Vegan pepperoni has gotten shockingly good, but that's not even the point. I just started ordering pizza with different toppings. Tons of veggies, garlic, hot peppers, good olive oil. Turns out I mostly wanted something hot and indulgent that someone else made.
The pepperoni itself was never the main character. It was just there, being salty and round.
4. Milk chocolate
I'm talking about regular Hershey's bars, Snickers, that whole vibe. Creamy, sweet, nostalgic. I assumed dark chocolate would feel like a consolation prize forever.
Plot twist: my taste buds completely changed. Now milk chocolate tastes weirdly waxy and over-sweet to me, like eating a candle made of sugar. Meanwhile, good dark chocolate tastes complex and interesting instead of bitter.
Your palate actually adapts faster than you'd think. It's like when you cut back on salt and suddenly everything tastes super salty. Same deal.
5. Chicken wings
Game day food. Bar food. The whole sticky-fingers, sauce-covered experience. I genuinely mourned this one in advance.
Cauliflower wings are fine, but they're not why I stopped missing chicken wings. I stopped missing them because I started really thinking about what I was eating. Once you make that connection between food and where it comes from, the appeal just evaporates.
Also, it was really about the sauce and the social situation anyway. I can get that same vibe with a million different foods.
6. Ice cream (the real stuff)
Ben & Jerry's, specifically. That dense, creamy texture that cheap ice cream never gets right. I was prepared to be disappointed by every frozen dessert for the rest of my life.
Vegan ice cream had a glow-up sometime in the last few years. Oat milk base, cashew base, coconut base. They're all legitimately great now. Not as a substitute, just as ice cream that happens to be plant-based.

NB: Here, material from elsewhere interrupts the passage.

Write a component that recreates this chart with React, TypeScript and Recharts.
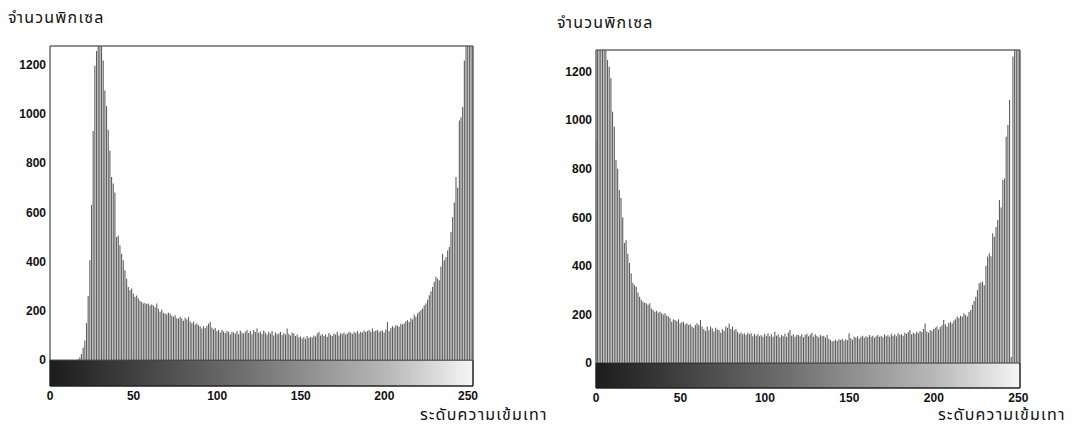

I eat it less often than I used to eat dairy ice cream, but when I do, I'm fully satisfied. Zero sense of missing out.
7. Butter on toast
Simple, classic, the foundation of a thousand breakfasts. I thought vegan butter would always taste like I was trying to trick myself.
Miyoko's changed my mind in about thirty seconds. But also, I started using other things. Mashed avocado, tahini, almond butter, olive oil with salt. Butter was just one option in a category I hadn't fully explored.
The whole "butter makes everything better" thing is marketing. Lots of fats make things better. Butter isn't special.
8. Salmon
I was a sushi person. Salmon nigiri, salmon rolls, that buttery fish texture. This felt like a sophisticated thing I'd genuinely miss.
I still go out for sushi, just different rolls. Vegetable rolls are way more interesting than I gave them credit for. Cucumber, avocado, pickled things, creative sauces. The experience of going out for sushi is what I actually cared about.
Also, learning about overfishing and ocean health made it pretty easy to let go. Hard to romanticize something when you know the backstory.
9. Cheeseburgers
The American classic. I thought this would be the final boss of cravings, the thing that would get me to crack at some backyard barbecue.
Impossible and Beyond burgers are solid, but again, that's not really the point. The point is that after a few months, I just stopped wanting them. The idea of eating a cow became weird to me in a way it hadn't been before.
When you shift how you think about food, what you crave shifts too. It's not willpower. It's just a different framework.
Final thoughts
The foods you think you can't live without are usually just foods you haven't lived without yet. Your brain is incredibly good at adapting, and your taste buds follow along faster than you'd expect.
I'm not saying everyone will have this experience, or that you won't miss anything ever. But I am saying that the fear of missing foods is usually worse than actually not eating them. The anticipation of loss is heavier than the actual loss.
These nine foods felt essential to my happiness, and now they're just things other people eat. No drama, no lingering cravings, no sense that I'm depriving myself of anything. Just a different normal that feels completely normal.